Do this
Locate every line in the records below that holds the word "matplotlib" and return each one.

Input rows
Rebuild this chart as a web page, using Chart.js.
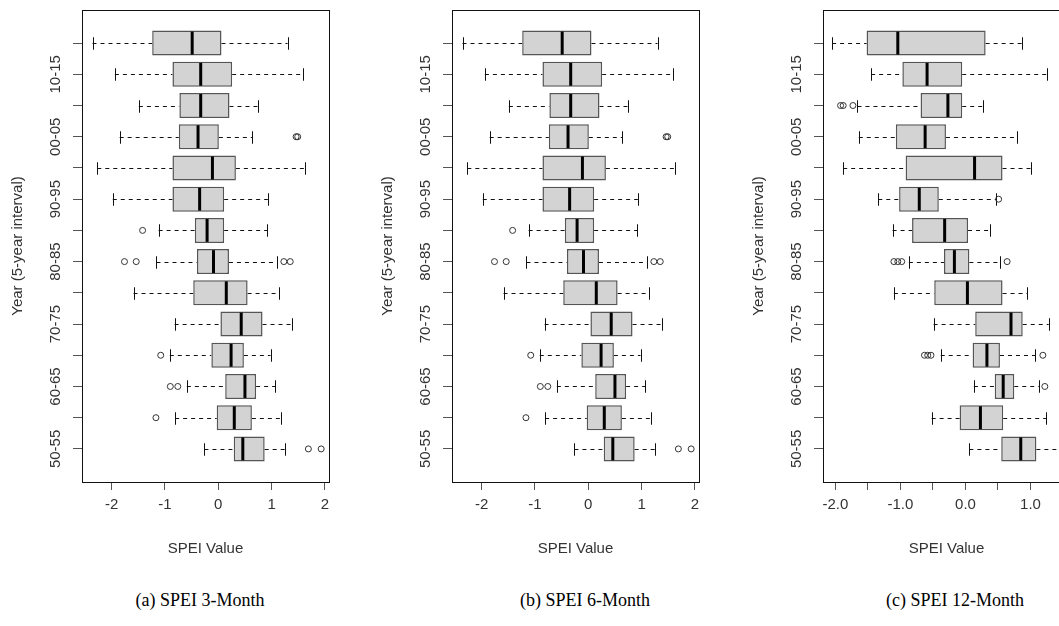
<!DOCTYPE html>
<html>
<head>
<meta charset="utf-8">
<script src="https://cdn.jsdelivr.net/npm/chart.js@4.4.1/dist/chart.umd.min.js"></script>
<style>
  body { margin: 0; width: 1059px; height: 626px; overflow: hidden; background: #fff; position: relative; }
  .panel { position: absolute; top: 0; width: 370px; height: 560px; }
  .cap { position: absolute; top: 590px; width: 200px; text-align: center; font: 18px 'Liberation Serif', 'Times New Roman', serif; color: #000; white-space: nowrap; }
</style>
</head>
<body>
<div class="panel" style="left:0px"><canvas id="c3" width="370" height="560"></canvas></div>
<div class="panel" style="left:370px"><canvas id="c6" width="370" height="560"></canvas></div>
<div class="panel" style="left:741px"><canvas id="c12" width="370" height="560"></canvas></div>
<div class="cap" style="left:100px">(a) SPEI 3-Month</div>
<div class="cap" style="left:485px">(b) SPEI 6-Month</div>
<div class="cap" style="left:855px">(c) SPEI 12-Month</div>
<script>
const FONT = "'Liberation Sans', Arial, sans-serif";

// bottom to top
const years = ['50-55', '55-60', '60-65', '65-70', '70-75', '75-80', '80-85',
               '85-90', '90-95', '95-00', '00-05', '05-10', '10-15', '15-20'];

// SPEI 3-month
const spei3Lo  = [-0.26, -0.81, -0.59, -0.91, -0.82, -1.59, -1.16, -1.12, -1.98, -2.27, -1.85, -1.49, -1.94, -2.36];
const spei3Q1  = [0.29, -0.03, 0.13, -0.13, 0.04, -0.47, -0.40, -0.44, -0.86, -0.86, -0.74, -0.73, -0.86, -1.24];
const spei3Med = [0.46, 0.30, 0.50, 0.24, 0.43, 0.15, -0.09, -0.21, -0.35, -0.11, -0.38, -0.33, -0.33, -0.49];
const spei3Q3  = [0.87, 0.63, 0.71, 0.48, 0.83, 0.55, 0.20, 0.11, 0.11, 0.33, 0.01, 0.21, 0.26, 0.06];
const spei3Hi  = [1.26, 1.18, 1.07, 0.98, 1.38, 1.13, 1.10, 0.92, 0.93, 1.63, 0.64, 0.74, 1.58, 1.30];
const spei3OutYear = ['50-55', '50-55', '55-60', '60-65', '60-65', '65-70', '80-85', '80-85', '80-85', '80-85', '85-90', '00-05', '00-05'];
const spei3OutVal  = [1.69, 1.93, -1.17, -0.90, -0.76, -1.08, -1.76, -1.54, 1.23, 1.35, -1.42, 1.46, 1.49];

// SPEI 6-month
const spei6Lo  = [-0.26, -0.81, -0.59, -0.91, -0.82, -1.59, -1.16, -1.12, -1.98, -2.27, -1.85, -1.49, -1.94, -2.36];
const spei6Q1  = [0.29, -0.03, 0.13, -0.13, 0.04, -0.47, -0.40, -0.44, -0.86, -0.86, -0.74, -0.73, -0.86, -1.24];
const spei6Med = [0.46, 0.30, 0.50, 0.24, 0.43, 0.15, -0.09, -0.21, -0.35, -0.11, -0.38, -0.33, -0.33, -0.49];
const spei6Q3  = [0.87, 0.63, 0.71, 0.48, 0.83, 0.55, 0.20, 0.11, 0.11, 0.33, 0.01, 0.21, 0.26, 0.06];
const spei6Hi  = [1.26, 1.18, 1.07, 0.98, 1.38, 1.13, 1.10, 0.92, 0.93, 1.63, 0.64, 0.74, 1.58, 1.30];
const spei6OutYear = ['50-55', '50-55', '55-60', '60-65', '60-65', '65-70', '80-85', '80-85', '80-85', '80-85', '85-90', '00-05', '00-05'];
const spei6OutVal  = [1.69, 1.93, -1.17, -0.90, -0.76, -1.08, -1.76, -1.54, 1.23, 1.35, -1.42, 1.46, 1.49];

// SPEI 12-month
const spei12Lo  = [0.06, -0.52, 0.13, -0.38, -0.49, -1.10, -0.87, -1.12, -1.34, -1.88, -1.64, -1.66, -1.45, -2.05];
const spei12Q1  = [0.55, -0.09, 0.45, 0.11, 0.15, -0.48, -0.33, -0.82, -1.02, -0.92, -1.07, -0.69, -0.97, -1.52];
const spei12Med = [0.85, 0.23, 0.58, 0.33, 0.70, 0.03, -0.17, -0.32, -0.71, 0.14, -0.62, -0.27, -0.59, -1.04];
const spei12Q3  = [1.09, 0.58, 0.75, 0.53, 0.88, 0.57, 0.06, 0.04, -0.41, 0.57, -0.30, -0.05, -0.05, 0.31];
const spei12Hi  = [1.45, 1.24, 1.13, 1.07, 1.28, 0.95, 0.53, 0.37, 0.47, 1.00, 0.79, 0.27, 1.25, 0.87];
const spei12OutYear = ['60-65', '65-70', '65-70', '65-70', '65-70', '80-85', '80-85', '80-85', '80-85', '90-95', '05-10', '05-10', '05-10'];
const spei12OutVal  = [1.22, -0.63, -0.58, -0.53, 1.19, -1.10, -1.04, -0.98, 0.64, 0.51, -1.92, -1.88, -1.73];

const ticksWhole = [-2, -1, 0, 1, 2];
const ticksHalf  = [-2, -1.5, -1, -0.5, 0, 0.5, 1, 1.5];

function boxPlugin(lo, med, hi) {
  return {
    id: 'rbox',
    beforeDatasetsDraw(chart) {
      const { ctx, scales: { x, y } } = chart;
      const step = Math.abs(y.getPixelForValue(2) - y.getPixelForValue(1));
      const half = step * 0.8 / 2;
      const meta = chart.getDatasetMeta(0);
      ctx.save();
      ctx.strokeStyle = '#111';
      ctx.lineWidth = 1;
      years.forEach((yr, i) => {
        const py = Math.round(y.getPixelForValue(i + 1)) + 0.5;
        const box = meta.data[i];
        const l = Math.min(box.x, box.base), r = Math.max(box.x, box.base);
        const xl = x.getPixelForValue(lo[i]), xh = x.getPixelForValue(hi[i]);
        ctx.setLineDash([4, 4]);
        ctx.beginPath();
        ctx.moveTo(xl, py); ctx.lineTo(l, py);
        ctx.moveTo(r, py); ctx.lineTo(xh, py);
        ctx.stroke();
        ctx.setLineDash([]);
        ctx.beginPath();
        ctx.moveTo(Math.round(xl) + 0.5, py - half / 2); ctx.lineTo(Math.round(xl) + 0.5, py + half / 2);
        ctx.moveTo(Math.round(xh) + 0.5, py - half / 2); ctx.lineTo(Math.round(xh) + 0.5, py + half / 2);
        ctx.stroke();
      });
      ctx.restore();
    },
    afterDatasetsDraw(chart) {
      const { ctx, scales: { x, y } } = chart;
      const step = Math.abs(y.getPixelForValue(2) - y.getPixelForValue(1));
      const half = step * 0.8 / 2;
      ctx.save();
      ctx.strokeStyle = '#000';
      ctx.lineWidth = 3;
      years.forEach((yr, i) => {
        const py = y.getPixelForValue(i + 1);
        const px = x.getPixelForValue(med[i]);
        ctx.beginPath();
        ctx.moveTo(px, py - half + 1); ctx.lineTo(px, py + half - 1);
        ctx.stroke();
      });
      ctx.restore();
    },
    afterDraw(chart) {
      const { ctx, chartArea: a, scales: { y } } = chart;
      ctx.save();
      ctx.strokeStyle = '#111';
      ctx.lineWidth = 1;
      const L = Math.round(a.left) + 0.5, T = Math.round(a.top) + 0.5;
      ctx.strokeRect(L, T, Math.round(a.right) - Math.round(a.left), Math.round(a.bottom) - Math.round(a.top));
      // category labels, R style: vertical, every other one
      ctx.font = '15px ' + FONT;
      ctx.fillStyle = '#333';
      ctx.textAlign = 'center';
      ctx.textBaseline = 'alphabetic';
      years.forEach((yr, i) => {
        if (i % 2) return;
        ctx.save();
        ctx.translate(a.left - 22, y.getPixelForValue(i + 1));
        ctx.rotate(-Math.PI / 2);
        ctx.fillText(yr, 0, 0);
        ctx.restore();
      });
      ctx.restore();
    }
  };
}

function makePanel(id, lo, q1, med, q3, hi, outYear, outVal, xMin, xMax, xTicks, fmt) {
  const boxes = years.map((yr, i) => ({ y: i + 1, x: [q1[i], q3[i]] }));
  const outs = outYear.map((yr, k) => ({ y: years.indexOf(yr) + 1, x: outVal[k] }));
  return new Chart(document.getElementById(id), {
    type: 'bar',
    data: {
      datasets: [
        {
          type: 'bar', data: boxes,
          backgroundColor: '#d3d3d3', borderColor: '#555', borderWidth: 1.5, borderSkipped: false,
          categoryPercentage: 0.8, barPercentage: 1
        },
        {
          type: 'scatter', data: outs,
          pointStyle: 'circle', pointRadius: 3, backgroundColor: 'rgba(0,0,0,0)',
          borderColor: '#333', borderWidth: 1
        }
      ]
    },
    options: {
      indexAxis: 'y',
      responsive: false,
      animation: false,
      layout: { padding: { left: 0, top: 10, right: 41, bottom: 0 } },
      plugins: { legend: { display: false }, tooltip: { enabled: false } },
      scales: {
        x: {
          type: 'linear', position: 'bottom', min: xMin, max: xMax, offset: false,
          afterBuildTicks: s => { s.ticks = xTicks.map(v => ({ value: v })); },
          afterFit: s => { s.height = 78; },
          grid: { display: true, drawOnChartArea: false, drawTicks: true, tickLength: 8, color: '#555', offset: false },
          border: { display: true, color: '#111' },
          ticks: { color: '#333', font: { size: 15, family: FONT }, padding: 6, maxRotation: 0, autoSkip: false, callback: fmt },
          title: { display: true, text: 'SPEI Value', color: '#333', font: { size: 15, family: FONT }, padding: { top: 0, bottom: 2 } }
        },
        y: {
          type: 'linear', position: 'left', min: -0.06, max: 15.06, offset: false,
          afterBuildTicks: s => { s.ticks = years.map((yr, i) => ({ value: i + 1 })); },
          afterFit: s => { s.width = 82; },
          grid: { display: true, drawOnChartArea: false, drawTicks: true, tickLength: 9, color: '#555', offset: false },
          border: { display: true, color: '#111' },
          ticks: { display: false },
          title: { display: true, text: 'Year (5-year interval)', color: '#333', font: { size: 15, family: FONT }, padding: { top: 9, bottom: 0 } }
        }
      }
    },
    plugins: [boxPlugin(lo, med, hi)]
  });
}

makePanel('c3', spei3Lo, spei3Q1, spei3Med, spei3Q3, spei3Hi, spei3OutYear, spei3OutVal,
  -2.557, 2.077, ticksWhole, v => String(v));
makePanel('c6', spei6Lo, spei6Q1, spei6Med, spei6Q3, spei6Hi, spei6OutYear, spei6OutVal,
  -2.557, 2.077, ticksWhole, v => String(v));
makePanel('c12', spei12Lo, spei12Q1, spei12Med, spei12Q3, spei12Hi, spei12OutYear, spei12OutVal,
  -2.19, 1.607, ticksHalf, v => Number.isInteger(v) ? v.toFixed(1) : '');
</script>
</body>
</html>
==
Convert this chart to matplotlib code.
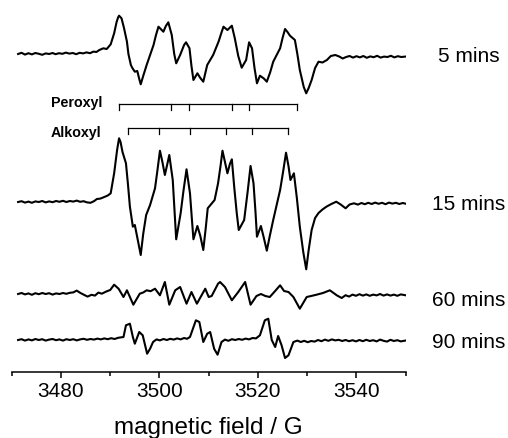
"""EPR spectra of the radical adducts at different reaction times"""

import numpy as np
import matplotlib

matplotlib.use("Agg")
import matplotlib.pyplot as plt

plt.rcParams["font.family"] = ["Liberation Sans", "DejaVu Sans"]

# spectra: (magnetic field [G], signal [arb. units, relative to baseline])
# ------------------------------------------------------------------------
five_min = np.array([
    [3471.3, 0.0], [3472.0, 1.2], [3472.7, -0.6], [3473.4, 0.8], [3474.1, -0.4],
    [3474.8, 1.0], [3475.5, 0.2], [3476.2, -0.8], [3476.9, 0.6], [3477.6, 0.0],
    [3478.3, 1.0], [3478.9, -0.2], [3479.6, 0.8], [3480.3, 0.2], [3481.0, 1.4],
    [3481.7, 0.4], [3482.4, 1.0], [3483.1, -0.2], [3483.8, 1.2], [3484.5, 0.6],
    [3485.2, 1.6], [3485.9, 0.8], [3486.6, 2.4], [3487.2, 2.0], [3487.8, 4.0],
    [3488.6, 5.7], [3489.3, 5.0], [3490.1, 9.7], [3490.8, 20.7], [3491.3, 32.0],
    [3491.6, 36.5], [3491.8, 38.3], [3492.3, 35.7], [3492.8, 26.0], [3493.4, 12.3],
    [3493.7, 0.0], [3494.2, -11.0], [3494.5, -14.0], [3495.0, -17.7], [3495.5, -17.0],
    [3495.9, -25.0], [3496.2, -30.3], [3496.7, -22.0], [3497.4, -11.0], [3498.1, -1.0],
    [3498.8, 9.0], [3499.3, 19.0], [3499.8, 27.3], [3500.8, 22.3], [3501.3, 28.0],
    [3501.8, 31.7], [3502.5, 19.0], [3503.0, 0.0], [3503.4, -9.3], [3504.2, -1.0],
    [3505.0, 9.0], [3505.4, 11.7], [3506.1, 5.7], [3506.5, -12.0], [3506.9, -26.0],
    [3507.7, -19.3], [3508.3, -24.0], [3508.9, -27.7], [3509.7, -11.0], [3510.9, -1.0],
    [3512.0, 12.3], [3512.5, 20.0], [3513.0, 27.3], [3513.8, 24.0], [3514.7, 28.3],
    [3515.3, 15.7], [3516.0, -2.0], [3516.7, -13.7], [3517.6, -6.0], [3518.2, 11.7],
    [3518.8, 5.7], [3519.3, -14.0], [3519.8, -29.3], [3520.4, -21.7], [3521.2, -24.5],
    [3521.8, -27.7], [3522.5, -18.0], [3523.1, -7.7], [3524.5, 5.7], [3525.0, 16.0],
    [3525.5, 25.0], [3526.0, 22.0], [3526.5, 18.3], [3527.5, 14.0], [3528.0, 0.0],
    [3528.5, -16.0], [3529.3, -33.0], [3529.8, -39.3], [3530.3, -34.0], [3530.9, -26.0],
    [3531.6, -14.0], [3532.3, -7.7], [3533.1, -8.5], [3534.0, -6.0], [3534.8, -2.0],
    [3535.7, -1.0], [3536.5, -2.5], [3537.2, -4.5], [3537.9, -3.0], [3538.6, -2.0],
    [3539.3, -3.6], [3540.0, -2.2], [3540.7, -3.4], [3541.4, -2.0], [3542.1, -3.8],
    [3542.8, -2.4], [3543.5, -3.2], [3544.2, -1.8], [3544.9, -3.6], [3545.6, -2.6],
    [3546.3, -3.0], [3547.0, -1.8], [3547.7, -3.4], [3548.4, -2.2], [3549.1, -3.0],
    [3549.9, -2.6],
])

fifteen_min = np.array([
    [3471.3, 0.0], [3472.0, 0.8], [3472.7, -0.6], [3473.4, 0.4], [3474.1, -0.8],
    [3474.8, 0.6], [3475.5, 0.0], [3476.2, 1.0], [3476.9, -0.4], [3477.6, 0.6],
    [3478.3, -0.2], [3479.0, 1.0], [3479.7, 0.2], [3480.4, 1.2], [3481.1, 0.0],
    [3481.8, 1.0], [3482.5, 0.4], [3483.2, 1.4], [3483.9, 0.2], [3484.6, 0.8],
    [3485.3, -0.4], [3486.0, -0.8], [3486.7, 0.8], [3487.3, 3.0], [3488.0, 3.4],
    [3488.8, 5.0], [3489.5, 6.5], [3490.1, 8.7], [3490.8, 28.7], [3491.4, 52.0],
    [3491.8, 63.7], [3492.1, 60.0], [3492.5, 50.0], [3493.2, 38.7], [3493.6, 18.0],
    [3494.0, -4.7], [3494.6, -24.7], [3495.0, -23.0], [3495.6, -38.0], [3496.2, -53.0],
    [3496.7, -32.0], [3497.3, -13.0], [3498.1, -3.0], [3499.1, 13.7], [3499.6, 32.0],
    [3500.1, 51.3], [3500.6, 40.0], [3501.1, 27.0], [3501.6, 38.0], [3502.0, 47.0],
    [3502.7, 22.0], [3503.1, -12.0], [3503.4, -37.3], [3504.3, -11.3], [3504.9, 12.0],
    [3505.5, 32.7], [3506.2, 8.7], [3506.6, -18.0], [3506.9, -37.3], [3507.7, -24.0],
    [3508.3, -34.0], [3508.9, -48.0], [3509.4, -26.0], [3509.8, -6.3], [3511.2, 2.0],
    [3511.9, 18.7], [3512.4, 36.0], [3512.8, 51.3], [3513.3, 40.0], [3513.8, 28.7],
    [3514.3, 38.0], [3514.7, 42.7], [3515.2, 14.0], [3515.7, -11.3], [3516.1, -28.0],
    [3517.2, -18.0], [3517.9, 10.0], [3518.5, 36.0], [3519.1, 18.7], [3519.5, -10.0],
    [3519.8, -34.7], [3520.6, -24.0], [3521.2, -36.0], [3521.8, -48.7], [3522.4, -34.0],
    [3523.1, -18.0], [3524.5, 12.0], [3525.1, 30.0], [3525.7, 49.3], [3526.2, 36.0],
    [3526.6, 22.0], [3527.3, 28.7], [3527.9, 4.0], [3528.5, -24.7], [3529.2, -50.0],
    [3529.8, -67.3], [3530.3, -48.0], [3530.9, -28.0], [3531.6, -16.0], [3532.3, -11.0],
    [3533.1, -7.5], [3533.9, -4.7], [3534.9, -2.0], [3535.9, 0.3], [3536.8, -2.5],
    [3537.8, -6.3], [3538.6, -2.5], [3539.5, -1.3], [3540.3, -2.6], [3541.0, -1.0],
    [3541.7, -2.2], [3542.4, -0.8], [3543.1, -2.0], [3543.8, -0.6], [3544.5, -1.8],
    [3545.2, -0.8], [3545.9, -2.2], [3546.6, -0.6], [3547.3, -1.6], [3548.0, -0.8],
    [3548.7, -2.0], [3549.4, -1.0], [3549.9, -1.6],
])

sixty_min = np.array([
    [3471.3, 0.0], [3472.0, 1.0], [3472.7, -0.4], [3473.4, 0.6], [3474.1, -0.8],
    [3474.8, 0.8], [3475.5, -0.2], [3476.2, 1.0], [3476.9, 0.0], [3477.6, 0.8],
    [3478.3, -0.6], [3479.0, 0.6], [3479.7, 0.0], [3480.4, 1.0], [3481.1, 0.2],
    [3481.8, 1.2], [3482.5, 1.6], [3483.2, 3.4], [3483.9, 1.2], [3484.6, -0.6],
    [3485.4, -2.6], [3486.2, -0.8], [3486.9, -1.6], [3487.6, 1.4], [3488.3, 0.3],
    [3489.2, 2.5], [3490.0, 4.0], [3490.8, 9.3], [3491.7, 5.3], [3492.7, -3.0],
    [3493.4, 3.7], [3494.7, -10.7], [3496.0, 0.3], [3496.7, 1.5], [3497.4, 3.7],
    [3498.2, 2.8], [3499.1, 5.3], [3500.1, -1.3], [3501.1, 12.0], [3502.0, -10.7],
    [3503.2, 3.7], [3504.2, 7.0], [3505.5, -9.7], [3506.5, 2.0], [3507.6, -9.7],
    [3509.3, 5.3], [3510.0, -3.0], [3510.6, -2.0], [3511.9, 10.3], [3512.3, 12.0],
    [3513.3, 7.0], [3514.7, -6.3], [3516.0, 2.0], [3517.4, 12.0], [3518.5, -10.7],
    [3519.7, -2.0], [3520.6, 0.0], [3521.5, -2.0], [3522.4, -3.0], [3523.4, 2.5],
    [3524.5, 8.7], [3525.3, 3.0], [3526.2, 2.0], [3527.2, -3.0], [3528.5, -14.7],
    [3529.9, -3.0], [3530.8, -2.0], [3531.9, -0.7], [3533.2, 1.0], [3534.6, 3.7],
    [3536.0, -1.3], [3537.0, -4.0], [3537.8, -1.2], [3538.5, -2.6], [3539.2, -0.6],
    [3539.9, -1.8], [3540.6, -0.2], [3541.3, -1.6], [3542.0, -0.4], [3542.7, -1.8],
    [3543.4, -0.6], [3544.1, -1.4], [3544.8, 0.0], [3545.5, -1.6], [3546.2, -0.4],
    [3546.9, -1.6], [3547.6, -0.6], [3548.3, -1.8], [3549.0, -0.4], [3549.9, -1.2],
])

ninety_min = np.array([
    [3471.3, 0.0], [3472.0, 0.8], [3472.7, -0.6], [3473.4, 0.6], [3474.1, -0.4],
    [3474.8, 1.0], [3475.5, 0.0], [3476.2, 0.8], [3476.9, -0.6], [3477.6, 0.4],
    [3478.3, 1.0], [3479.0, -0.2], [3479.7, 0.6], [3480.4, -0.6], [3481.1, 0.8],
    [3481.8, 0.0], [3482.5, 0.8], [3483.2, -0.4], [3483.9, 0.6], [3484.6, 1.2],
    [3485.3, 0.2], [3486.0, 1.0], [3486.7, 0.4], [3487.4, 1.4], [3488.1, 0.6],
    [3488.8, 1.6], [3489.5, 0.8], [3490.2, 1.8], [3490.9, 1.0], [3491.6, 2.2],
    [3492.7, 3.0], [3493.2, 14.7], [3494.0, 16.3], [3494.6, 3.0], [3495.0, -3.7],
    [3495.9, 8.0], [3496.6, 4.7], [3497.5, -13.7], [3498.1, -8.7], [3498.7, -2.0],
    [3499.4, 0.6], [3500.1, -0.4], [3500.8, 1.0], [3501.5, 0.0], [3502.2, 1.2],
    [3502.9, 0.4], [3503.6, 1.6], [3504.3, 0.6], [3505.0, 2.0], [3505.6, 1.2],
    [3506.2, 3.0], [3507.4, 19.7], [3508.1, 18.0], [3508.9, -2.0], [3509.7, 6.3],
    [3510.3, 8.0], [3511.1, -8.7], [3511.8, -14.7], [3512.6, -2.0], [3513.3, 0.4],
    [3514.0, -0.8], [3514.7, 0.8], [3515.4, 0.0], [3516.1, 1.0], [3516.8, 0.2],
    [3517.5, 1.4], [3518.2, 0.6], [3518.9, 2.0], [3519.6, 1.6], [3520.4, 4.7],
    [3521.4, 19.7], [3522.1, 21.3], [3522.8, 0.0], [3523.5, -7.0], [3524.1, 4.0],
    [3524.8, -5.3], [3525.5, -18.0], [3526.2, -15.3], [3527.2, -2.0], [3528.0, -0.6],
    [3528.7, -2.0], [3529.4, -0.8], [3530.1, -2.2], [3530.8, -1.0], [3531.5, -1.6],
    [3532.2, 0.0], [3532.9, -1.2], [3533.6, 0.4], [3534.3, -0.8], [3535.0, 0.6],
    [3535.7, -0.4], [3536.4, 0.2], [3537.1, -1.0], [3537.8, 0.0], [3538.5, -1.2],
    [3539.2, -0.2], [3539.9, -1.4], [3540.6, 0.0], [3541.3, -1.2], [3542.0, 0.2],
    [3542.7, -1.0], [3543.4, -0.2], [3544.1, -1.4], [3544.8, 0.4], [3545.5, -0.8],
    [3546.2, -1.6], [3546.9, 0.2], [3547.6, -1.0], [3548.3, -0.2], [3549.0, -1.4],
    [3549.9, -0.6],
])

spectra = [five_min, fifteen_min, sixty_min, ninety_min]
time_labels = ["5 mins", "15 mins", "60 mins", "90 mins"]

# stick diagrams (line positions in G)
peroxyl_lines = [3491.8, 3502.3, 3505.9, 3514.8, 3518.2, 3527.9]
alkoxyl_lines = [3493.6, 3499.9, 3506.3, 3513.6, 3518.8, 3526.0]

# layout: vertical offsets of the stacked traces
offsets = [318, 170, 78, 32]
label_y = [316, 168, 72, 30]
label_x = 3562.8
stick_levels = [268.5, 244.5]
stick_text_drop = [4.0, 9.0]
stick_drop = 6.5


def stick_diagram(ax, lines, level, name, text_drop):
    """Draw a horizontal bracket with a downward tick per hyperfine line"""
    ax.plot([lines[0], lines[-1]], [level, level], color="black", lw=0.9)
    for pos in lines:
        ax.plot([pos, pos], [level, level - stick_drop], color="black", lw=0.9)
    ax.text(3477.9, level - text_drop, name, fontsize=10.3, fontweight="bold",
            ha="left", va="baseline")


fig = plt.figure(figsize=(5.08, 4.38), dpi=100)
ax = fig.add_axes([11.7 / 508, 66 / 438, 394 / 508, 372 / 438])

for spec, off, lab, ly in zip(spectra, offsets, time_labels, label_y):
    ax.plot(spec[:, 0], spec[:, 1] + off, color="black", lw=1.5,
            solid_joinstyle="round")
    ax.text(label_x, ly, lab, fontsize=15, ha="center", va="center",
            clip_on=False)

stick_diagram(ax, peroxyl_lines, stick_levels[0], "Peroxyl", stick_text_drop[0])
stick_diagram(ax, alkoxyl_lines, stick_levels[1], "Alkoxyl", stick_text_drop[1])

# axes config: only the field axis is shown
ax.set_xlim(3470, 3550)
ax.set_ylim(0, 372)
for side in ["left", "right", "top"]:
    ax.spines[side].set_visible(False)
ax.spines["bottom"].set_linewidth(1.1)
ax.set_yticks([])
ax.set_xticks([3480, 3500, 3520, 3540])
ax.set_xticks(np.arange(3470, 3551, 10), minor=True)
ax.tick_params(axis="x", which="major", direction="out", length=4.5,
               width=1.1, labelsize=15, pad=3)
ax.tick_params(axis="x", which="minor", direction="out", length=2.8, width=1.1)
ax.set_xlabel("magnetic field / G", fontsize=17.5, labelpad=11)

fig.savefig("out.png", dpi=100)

Answer for this exercise
Convert this chart to matplotlib code.
import matplotlib
matplotlib.use("Agg")
import matplotlib.pyplot as plt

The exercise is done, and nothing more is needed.